5 of 239 comments (clear)

  1. You are soooo wrong. by Anonymous Coward · · Score: 5, Informative

    You have no clue about what you are talking about. No doubt they do stuff like that in Australia but if you would have bothered to read the newsgroup threads on this at dslreports you would have found out that:

    1. Bell is throttling P2P traffic between 4:30PM and 2AM. This affects BitTorrent and all other forms of P2P
    2. All other traffic is full speed
    3. All P2P is capped at about 30kbps between said hours

    In fact this is exactly what they do to their own Sympatico users but now applied to all 3rd party resellers.

  2. Re:Really? by billtom · · Score: 4, Informative

    Actually, that's exactly what Teksavvy (the ISP mentioned in the summary) already does (though they don't have as many levels as you suggest, but they add in the twist of additional per gigabyte charges once you exceed your monthly limit).

    http://teksavvy.com/en/resdsl.asp?ID=7&mID=1

    Though I don't know if the graduated pricing is shared with the wholesaler.

  3. How to Escape Bell in 4 steps by just+fiddling+around · · Score: 4, Informative

    I switched from Bell to Teksavvy dry DSL + VoIP with BabyTel. Excellent quality since I enabled QoS on my own router (linksys with Tomato), and the service is A+.

    I got to keep my phone number, but it cost me some $$: to be sure that the number is not reassigned before it is transfered, I followed these steps:
    1- sign up with Babytel
    2- send a "number portability" form, signed, by fax to Babytel
    3- wait 30 days for the move to be done
    4- profit! Bell cuts off my phone line automatically when the number is gone.

    Total cost: 1 month's fees due to the overlap (25$ Bell line + 12$ for the Babytel line).

    Total hassle: fill and fax 1 form, email twice to Babytel to know the procedure and confirm.

    Total time spent with Bell: no phone, no mail, just the final bill for the amount of 0$.

    --
    You're not old until regret takes the place of your dreams.
  4. Re:Just before everyone gets excited.... by Guspaz · · Score: 5, Informative

    No. It's not load balancing. It's fixed-speed throttling.

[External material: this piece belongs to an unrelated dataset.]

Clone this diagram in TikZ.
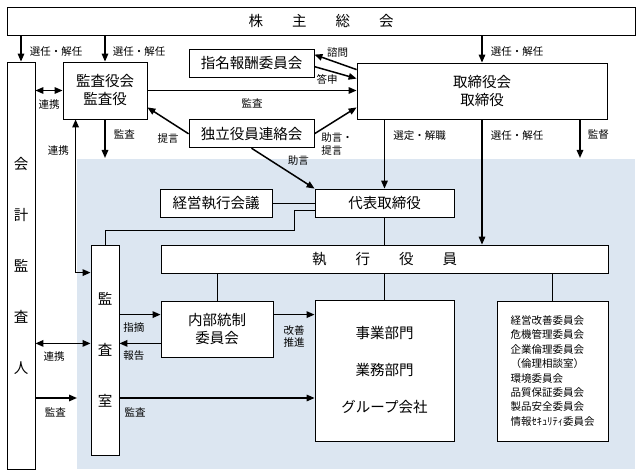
\documentclass[tikz,border=0pt]{standalone}
\usepackage{fontspec}
\setmainfont{Noto Sans CJK JP}
\usetikzlibrary{arrows.meta,positioning}
\definecolor{execblue}{RGB}{220,230,241}

\begin{document}
\begin{tikzpicture}[x=1pt, y=-1pt,
    box/.style={draw, line width=0.8pt, fill=white, inner sep=2pt, align=center,
        font=\fontsize{14.5}{18}\selectfont},
    vbox/.style={box, font=\fontsize{14.5}{51}\selectfont},
    lbl/.style={font=\fontsize{10.5}{12.5}\selectfont, inner sep=0pt, align=left},
    arr/.style={line width=1.5pt, -{Triangle[length=8pt,width=6.5pt]}},
    dblarr/.style={line width=1.5pt, {Triangle[length=8pt,width=6.5pt]}-{Triangle[length=8pt,width=6.5pt]}},
    link/.style={line width=0.8pt}]
    \useasboundingbox (0,0) rectangle (643,476);
    %% area of the executive side
    \fill[execblue] (77,159) rectangle (635,469);

    \node[box, minimum width=628pt, minimum height=28pt] (share) at (321,21) {株　　主　　総　　会};
    \node[vbox, minimum width=28pt, minimum height=407pt] (kaikei) at (21,265.5) {会\\計\\監\\査\\人};
    \node[box, minimum width=84pt, minimum height=57pt] (kansayaku) at (105,90.5) {監査役会\\監査役};
    \node[box, minimum width=125pt, minimum height=28pt] (shimei) at (251.5,63) {指名報酬委員会};
    \node[box, minimum width=125pt, minimum height=28pt, below=42pt of shimei] (dokuritsu) {独立役員連絡会};
    \node[box, minimum width=250pt, minimum height=56pt] (torishimari) at (482,91) {取締役会\\取締役};
    \node[box, minimum width=139pt, minimum height=28pt] (daihyo) at (384.5,203) {代表取締役};
    \node[box, minimum width=112pt, minimum height=28pt, left=42pt of daihyo] (keiei) {経営執行会議};
    \node[box, minimum width=447pt, minimum height=28pt] (shikko) at (384.5,259) {執　　行　　役　　員};
    \node[vbox, minimum width=28pt, minimum height=210pt] (kansashitsu) at (105,350) {監\\査\\室};
    \node[box, minimum width=112pt, minimum height=56pt] (naibu) at (217,329) {内部統制\\委員会};
    \node[box, minimum width=139pt, minimum height=141pt,
        font=\fontsize{14.5}{37}\selectfont] (jigyo) at (384.5,370.5) {事業部門\\業務部門\\グループ会社};
    \node[box, minimum width=111pt, minimum height=140pt, align=left,
        font=\fontsize{10.5}{14.4}\selectfont] (iinkai) at (552.5,371)
        {経営改善委員会\\危機管理委員会\\企業倫理委員会\\（倫理相談室）\\環境委員会\\品質保証委員会\\製品安全委員会\\情報ｾｷｭﾘﾃｨ委員会};

    %% free ends and crossing levels
    \coordinate (kansa-end) at (105,158);
    \coordinate (kantoku-end) at (580,158);
    \coordinate (shiteki) at ([yshift=-14pt]naibu.north west);
    \coordinate (houkoku) at ([yshift=14pt]naibu.south west);
    \coordinate (kansa-line) at (0,398);
    \coordinate (kansa-edge) at (77,398);

    %% shareholders
    \draw[arr] (share.south -| kaikei) -- (kaikei.north) node[lbl, pos=0.6, right=8pt] {選任・解任};
    \draw[arr] (share.south -| kansayaku) -- (kansayaku.north) node[lbl, pos=0.6, right=7pt] {選任・解任};
    \draw[arr] (share.south -| torishimari) -- (torishimari.north) node[lbl, pos=0.6, right=8pt] {選任・解任};

    %% auditors
    \draw[dblarr] (kaikei.east |- kansayaku) -- (kansayaku.west) node[lbl, midway, below=8pt] {連携};
    \draw[arr] (kansayaku.south) -- (kansa-end) node[lbl, pos=0.4, right=8pt] {監査};
    \draw[dblarr] ([yshift=-28pt]kansashitsu.north west) -| ([xshift=13pt]kansayaku.south west)
        node[lbl, pos=0.9, left=6pt] {連携};
    \draw[arr] (kansayaku.east) -- (kansayaku.east -| torishimari.west) node[lbl, midway, below=7pt] {監査};

    %% committees round the board
    \draw[arr] ([yshift=-7pt]torishimari.north west) -- ([yshift=-6pt]shimei.north east)
        node[lbl, pos=0.45, above=5pt] {諮問};
    \draw[arr] ([yshift=-18pt]shimei.north east) -- ([yshift=-16pt]torishimari.north west)
        node[lbl, pos=0.3, below=4pt] {答申};
    \draw[arr] (dokuritsu.west) -- ([yshift=12pt]kansayaku.south east) node[lbl, midway, below=12pt] {提言};
    \draw[arr] (dokuritsu.east) -- ([yshift=12pt]torishimari.south west)
        node[lbl, pos=0.15, anchor=north west, yshift=-2.5pt] {助言・\\提言};
    \draw[arr] (dokuritsu.south) -- (daihyo.north west) node[lbl, pos=0.31, right=16pt] {助言};

    %% board of directors
    \draw[arr] (torishimari.south -| daihyo) -- (daihyo.north) node[lbl, pos=0.23, right=8pt] {選定・解職};
    \draw[arr] (torishimari.south) -- (torishimari.south |- shikko.north) node[lbl, pos=0.13, right=8pt] {選任・解任};
    \draw[arr] (torishimari.south -| kantoku-end) -- (kantoku-end) node[lbl, pos=0.4, right=7pt] {監督};

    %% executive side
    \draw[link] (keiei.east) -- (daihyo.west);
    \draw[link] (kansashitsu.north) |- (294,230) |- ([yshift=-7pt]daihyo.west);
    \draw[link] (daihyo.south) -- (shikko.north);
    \draw[link] (shikko.south -| naibu) -- (naibu.north);
    \draw[link] (shikko.south) -- (jigyo.north);
    \draw[link] (shikko.south -| iinkai) -- (iinkai.north);

    %% internal audit
    \draw[arr] (kansashitsu.east |- shiteki) -- (shiteki) node[lbl, pos=0.35, below=7pt] {指摘};
    \draw[arr] (houkoku) -- (kansashitsu.east |- houkoku) node[lbl, pos=0.65, below=7pt] {報告};
    \draw[arr] (naibu.east |- shiteki) -- (jigyo.west |- shiteki) node[lbl, midway, below=10pt] {改善\\推進};
    \draw[arr] (kansashitsu.east |- kansa-line) -- (jigyo.west |- kansa-line) node[lbl, pos=0.08, below=9pt] {監査};
    \draw[dblarr] (kaikei.east |- houkoku) -- (kansashitsu.west |- houkoku) node[lbl, pos=0.34, below=8pt] {連携};
    \draw[arr] (kaikei.east |- kansa-edge) -- (kansa-edge) node[lbl, pos=0.48, below=9pt] {監査};
\end{tikzpicture}
\end{document}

    All blacklisted (or non-whitelisted, we're not sure yet) traffic is throttled to 60KB/s from 4PM to 5PM, and from 30KB per second from 5PM until 2AM.

    There are two problems with your load-balancing allegation:

    1) Load balancing would imply that provisioning of available bandwidth would be balanced, rather than limited to very specific thresholds
    2) Users reported that speeds were perfectly fine before throttling; the network was able to handle all load without throttling or balancing. In order for load balancing to make sense as an explanation, there would have to have been congestion.

    Further problems are that when blacklisted traffic is detected (P2P, for example), the users' entire connection is throttled (killing off VoIP service even with QoS). If the user is using a whitelisted service (HTTP), no throttling is performed. This IS protocol-specific.

  5. Re:Really? by Guspaz · · Score: 3, Informative

    Almost all internet service in Canada is already tiered and metered; Bell Canada provides (in Quebec) 30GB/mth with the connection, charges $1.50 per GB over that, and STILL throttles.

    TekSavvy charges $30/mth for 5mbit down 800kbit up DSL, with 200GB cap, $0.25 per GB over (averaged over two months), or $10 for 100GB. There is also an unmetered cogent-only service for $40/mth.

    Pretty much everybody has caps/overage charges these days. Clearly the fact that ISPs are still throttling despite the incredibly low caps indicates that the throttling is about profit, not congestion.